Certes, le leader du FFS, Norbert Tiendrébéogo, est du genre réservé. Indépendamment de cet aspect, lorsqu’il se lève pour prendre la parole, on le sent physiquement éprouvé par les mois de détention. Si fait que le président du tribunal lui a concédé de s’asseoir au cas où il en éprouverait le besoin. Norbert Tiendrébéogo croit dur comme fer à une cabale orchestrée contre lui. Il reviendra sur un précédent d’émêlé avec le pouvoir, puisque : "Ce n’est pas la première fois que je comparais. Avec Halidou Ouédraogo, nous avons été jugés pour atteinte au moral de l’armée. Nous avons été rasés, emprisonnés, recalés".

Mais cette fois-ci, on en aurait fait trop, son seul "crime" selon l’arrêt de renvoi étant d’avoir présenté les capitaines Ouali et Bayoulou et d’être l’ami du second. Pour lui, l’acharnement est patent.

Il relatera amèrement "la machination" qui semble être montée contre lui : "Le 20 octobre déjà, l’opinion était faite sur moi. On a aussitôt téléphoné à un membre actif du Collectif pour dire que j’ai tout avoué et que je nageais en sueur dans une salle climatisée".

D’ailleurs, ajoutera-t-il, cette cabale ne date pas d’aujourd’hui. Et de citer certains faits : J’ai été délégué CDR. Il n’y a pas longtemps, on m’a qualifié de "boucaneur" de cette époque. Pourquoi donc tout cet acharnement, se demandera-t-il ?

"En 2000, un émissaire est venu avec de l’argent me proposer que je quitte le Collectif : j’ai refusé. De tous les anciens délégués CDR, je suis le seul à ne pas être au pouvoir. Je suis sankariste, je demeure sankariste et je resterai sankariste. La Patrie ou la mort, nous vaincrons", dira-t-il en guise de conclusion.

Le 16 octobre 1987, j’ai pleuré avec Mariam Sankara

Quand le capitaine Ouali parle, on oublie le militaire, lui qui semble avoir l’aisance verbale d’un Guillaume Soro.

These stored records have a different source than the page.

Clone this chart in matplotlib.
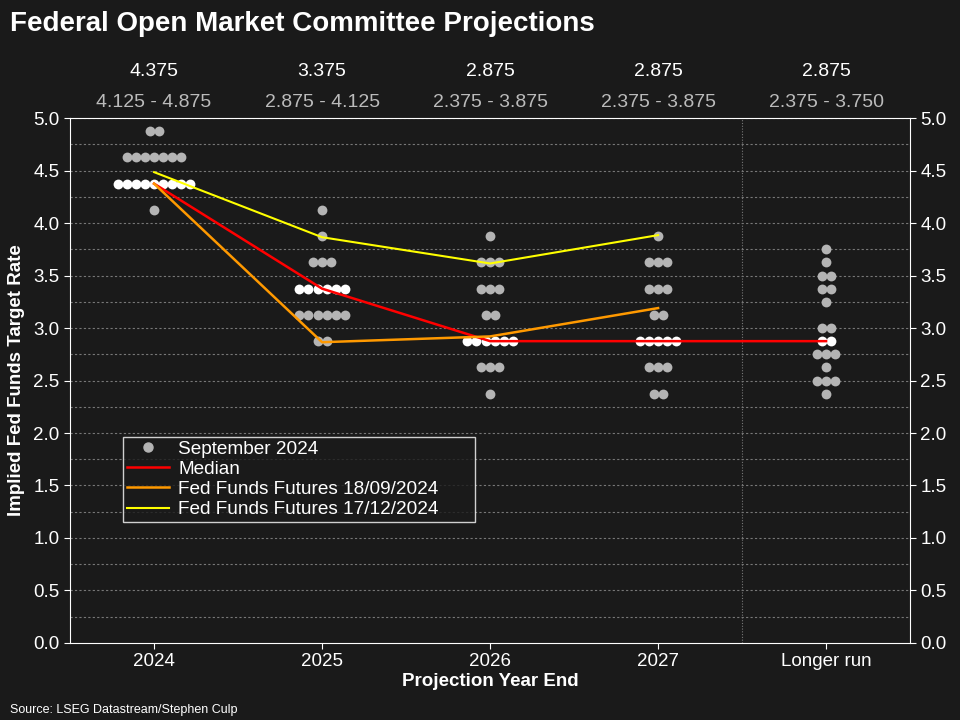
import numpy as np
import matplotlib.pyplot as plt
from matplotlib.lines import Line2D

plt.rcParams['font.family'] = ['Liberation Sans', 'DejaVu Sans']

categories = ['2024', '2025', '2026', '2027', 'Longer run']

# dot plot: rate levels and number of participants at each level
dots_2024 = {4.875: 2, 4.625: 7, 4.375: 9, 4.125: 1}
dots_2025 = {4.125: 1, 3.875: 1, 3.625: 3, 3.375: 6, 3.125: 6, 2.875: 2}
dots_2026 = {3.875: 1, 3.625: 3, 3.375: 3, 3.125: 2, 2.875: 6, 2.625: 3, 2.375: 1}
dots_2027 = {3.875: 1, 3.625: 3, 3.375: 3, 3.125: 2, 2.875: 5, 2.625: 3, 2.375: 2}
dots_longer = {3.75: 1, 3.625: 1, 3.5: 2, 3.375: 2, 3.25: 1, 3.0: 2, 2.875: 2,
               2.75: 3, 2.625: 1, 2.5: 3, 2.375: 1}
all_dots = [dots_2024, dots_2025, dots_2026, dots_2027, dots_longer]

median = [4.375, 3.375, 2.875, 2.875, 2.875]
ranges = ['4.125 - 4.875', '2.875 - 4.125', '2.375 - 3.875', '2.375 - 3.875', '2.375 - 3.750']
futures_sep = [4.375, 2.865, 2.92, 3.19]
futures_dec = [4.485, 3.865, 3.615, 3.885]

bg = '#1a1a1a'
fig = plt.figure(figsize=(9.6, 7.2), dpi=100, facecolor=bg)
ax = fig.add_axes([0.073, 0.107, 0.875, 0.729], facecolor=bg)

step = 0.054
for i, d in enumerate(all_dots):
    for lvl, n in d.items():
        xs = i + (np.arange(n) - (n - 1) / 2) * step
        col = 'white' if lvl == median[i] else '#b4b4b4'
        ax.scatter(xs, [lvl] * n, s=50, color=col, zorder=3, linewidths=0)

x = np.arange(len(categories))
ax.plot(x, median, color='#ff0000', lw=1.8, zorder=4)
ax.plot(x[:4], futures_sep, color='#ff9900', lw=1.8, zorder=4)
ax.plot(x[:4], futures_dec, color='#ffff00', lw=1.5, zorder=4)

ax.set_xlim(-0.5, 4.5)
ax.set_ylim(0, 5)
ax.set_xticks(x)
ax.set_xticklabels(categories)
ax.set_yticks(np.arange(0, 5.01, 0.5))
ax.set_yticklabels([f'{v:.1f}' for v in np.arange(0, 5.01, 0.5)])
for v in np.arange(0.25, 5.01, 0.25):
    ax.axhline(v, color='#777777', lw=0.8, ls=(0, (2, 2)), zorder=1)
ax.axvline(3.5, color='#777777', lw=0.8, ls=(0, (1, 1.5)), zorder=1)

ax.tick_params(colors='white', labelsize=13.5, right=True, labelright=True, length=4)
for s in ax.spines.values():
    s.set_color('white')

ax.set_xlabel('Projection Year End', color='white', fontsize=13.5, fontweight='bold', labelpad=2)
ax.set_ylabel('Implied Fed Funds Target Rate', color='white', fontsize=13.5, fontweight='bold', labelpad=6)

tr = ax.get_xaxis_transform()
for i in range(len(categories)):
    ax.text(i, 1.088, f'{median[i]:.3f}', transform=tr, ha='center', va='center',
            color='white', fontsize=14)
    ax.text(i, 1.029, ranges[i], transform=tr, ha='center', va='center',
            color='#bbbbbb', fontsize=14)

handles = [
    Line2D([], [], ls='none', marker='o', color='#b4b4b4', markersize=6.5),
    Line2D([], [], color='#ff0000', lw=1.8),
    Line2D([], [], color='#ff9900', lw=1.8),
    Line2D([], [], color='#ffff00', lw=1.5),
]
labels = ['September 2024', 'Median', 'Fed Funds Futures 18/09/2024', 'Fed Funds Futures 17/12/2024']
leg = ax.legend(handles, labels, loc='lower left', bbox_to_anchor=(0.063, 0.2305, 0.419, 0.17),
                mode='expand', frameon=True, fancybox=False, facecolor=bg, edgecolor='white',
                fontsize=13.7, labelcolor='white', handlelength=2.2, handletextpad=0.5,
                borderpad=0.2, labelspacing=0.15, borderaxespad=0)
leg.get_frame().set_linewidth(1)

fig.text(0.01, 0.967, 'Federal Open Market Committee Projections', color='white',
         fontsize=20, fontweight='bold', ha='left', va='center')
fig.text(0.01, 0.014, 'Source: LSEG Datastream/Stephen Culp', color='white',
         fontsize=9, ha='left', va='center')

fig.savefig('out.png', dpi=100, facecolor=bg)
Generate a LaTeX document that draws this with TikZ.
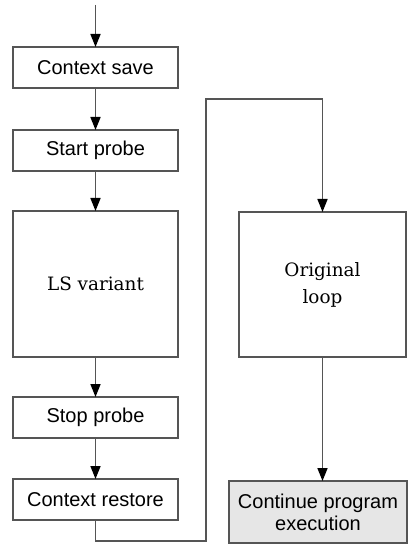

Ce capitaine manie si bien la langue de Molière qu’il aurait fait un bon professeur de français s’il n’avait pas choisi le métier des armes. Celui qui est l’inventeur de la "compaorose" , ce "néologisme de mon cru, qui signifie la gestion du pouvoir sous le régime de Blaise Compaoré" dit qu’à l’issue de ce procès, son objectif est atteint : "Organiser un brouhaha en invitant la presse. Aujourd’hui, le résultat est le même. Nous avions décidé de cela parce que les autorités refusaient de nous entendre. Même si je vais en prison, mon but est atteint".

Selon l’inculpé, un véritable malaise existe dans l’armée. "Je voudrais dire à tous mes compagnons de cesser de verser leur figure par terre. Aujourd’hui, ajoutera-t-il, c’est ceux qui marchent avec vous et trinquent avec vous qui vous trahissent. Et de prendre par exemple le cas Thomas Sankara dont la mort, en 1987, lui a fait verser des larmes" le 16 octobre 1987, je suis allé pour pleurer avec sa femme. "A cet effet, le capitaine Ouali citera un précepte biblique" : "Pleurez avec ceux qui pleurent et réjouissez-vous avec ceux qui se réjouissent".

En un mot, c’est un militaire remonté contre ses frères d’armes, contre l’égoïsme ambiant des Burkinabè pour qui "C’est le chacun pour soi" qui était à la barre ce samedi. Amer, il ajoutera. "Je ne suis pas mécontent de subir des coups. Quand j’ai pris mes 50 millions, j’aurais pu les utiliser pour être à l’aise !". Et il poursuit :

"Quand on a arrêté Bassana, je n’ai pas fui. Je suis quitte avec ma conscience, car j’avais une idée noble. Maintenant, que chacun en fasse ce qu’il veut. Seulement, je suis déçu de mon pays. Mais l’essentiel est qu’en ce qui nous concerne, le peuple ne nous jette pas des cailloux".

S’en est suivi un tonnerre d’applaudissements, qui n’a pas semblé plaire au président du tribunal. "Ici, nous sommes devant un tribunal. Nous ne sommes pas à la maison du Peuple", a-t-il en effet rappelé à ceux qui l’avaient oublié.